A Lake Park Within an Industrial City
Green spaces in industrial cities are only as viable as the systems that sustain them; the challenge increases in desert environments.
Within Sudair City for Industry and Businesses in Saudi Arabia, Sudair Lake Park is anchored by a sustainable water management strategy that repurposes excess treated sewage effluent (TSE) from the surrounding industrial zone.
This approach aligns with the move toward zero liquid discharge in industrial cities, using treated effluent for ecological value and public open-space needs, rather than releasing it as surplus discharge.
Instead of being discharged or underutilized, reclaimed TSE is collected into two artificial lakes, each with an area of 14,580 square meters, forming both a recreational asset and a functioning water reserve for the wider landscape. The reclaimed water also supports irrigation across the surrounding parkland, enabling a more self-sustaining green infrastructure within an industrial context.
The park sits within a major planned industrial development managed by the Saudi Authority for Industrial Cities and Technology Zones (MODON), providing a dedicated open-space recreational environment within an infrastructure-led setting.
Designing a green public space within an industrial city presents a fundamentally different challenge from creating a conventional park. This project had to respond to environmental exposure, operational constraints, and extensive infrastructure systems, requiring an approach where landscape and engineering were developed together rather than separately.
The commission forms part of MODON’s wider effort to embed public open spaces, landscape systems, and human-scaled environments into industrial cities. These settings are typically shaped by logistics, production, and heavy infrastructure.
Context
Sudair Industrial City is conceived as a long-term economic platform, accommodating manufacturing, logistics, and business operations at metropolitan scale. As the city expands, effective public spaces become increasingly important, not as secondary amenities, but as functional elements of the urban structure.
Within this setting, Sudair Lake Park was planned as an integrated landscape anchor, organizing movement, offering relief from the industrial environment, and introducing outdoor spaces shaped around the two lakes that can be used throughout the day by workers, visitors, and the wider community.
Scope of Work
The scope required close coordination between landscape design and infrastructure systems to ensure the park could be delivered efficiently and maintained over the long term.
Engicon’s appointment covered the full landscape and public-realm package, including:
- Landscape architectural concept development
- Coordination with existing and planned utility networks
- Preparation of drawings through Issue for Tender (IFT)
- Design Basis Reports defining technical parameters and coordination requirements
- Tender and contracting documentation
Key elements were developed in parallel to ensure alignment between public-realm design, utility coordination, and operational requirements. The park scope included:
- Pedestrian walkways, promenades, and footbridges
- Seating areas, picnic zones, and children’s play spaces
- Pergolas, shaded structures, and prayer areas
- Two artificial lakes fed by reclaimed TSE, integrated into the landscape framework
- Irrigation systems, lighting, CCTV, and wayfinding signage
- Stormwater drainage and supporting infrastructure
Design Approach
The design approach focused on structuring outdoor space as an accessible component within an operational industrial environment. Circulation routes were treated as primary elements, shaping pedestrian movement through the park. Shaded areas and seating nodes were positioned to support both short stays and longer periods of use.

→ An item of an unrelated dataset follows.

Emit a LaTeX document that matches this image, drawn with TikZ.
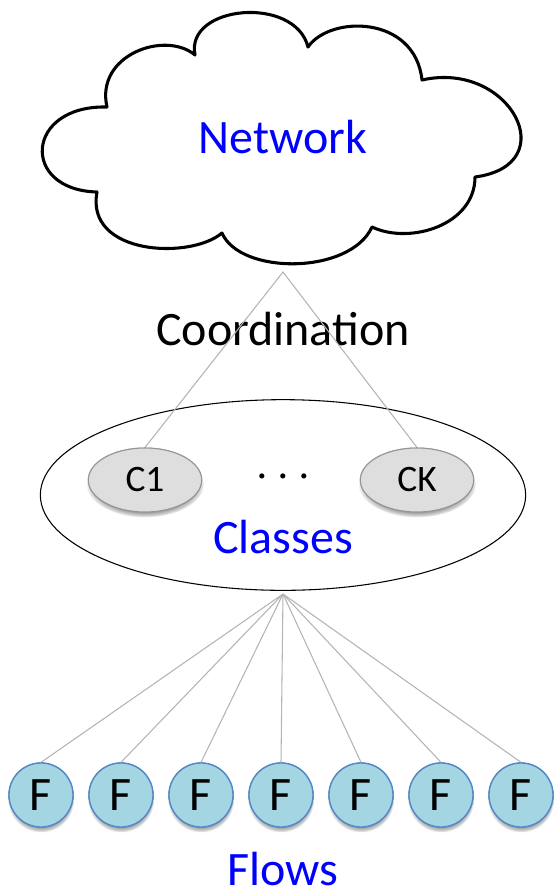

Water features and planting were used to introduce environmental relief within the industrial setting, while infrastructure systems such as lighting, irrigation, drainage, and security were integrated as functional components of the landscape rather than standalone services.
Technical Delivery
Further to preparing contractor-ready Issue for Tender documentation, Engicon’s role also included translating design intent into coordinated technical packages suitable for procurement.
This required integrating landscape works with utilities and statutory requirements, as well as resolving interfaces between civil infrastructure and public-realm elements, such as irrigation, lighting, drainage, and security systems. The result was a clear tender-ready set of documents that supported accurate pricing, coordinated construction sequencing, and consistent implementation on site.
The Human Element
Sudair Lake Park demonstrates how public landscape can be integrated within an industrial city when design is developed alongside infrastructure and operational requirements.
Industrial developments are increasingly expected to function as complete environments, not only as places of production. Within MODON’s broader drive toward integrated industrial cities, public realm projects such as lake parks help introduce everyday amenities that can serve employees, visitors, and, where applicable, families, supporting a more human-scaled setting inside an infrastructure-led context.
Engicon’s role reflects its experience in delivering public-realm projects where technical coordination and environmental context are central to long-term performance, particularly when ecological intent, utilities, and operational requirements must be reconciled through clear, contractor-ready documentation.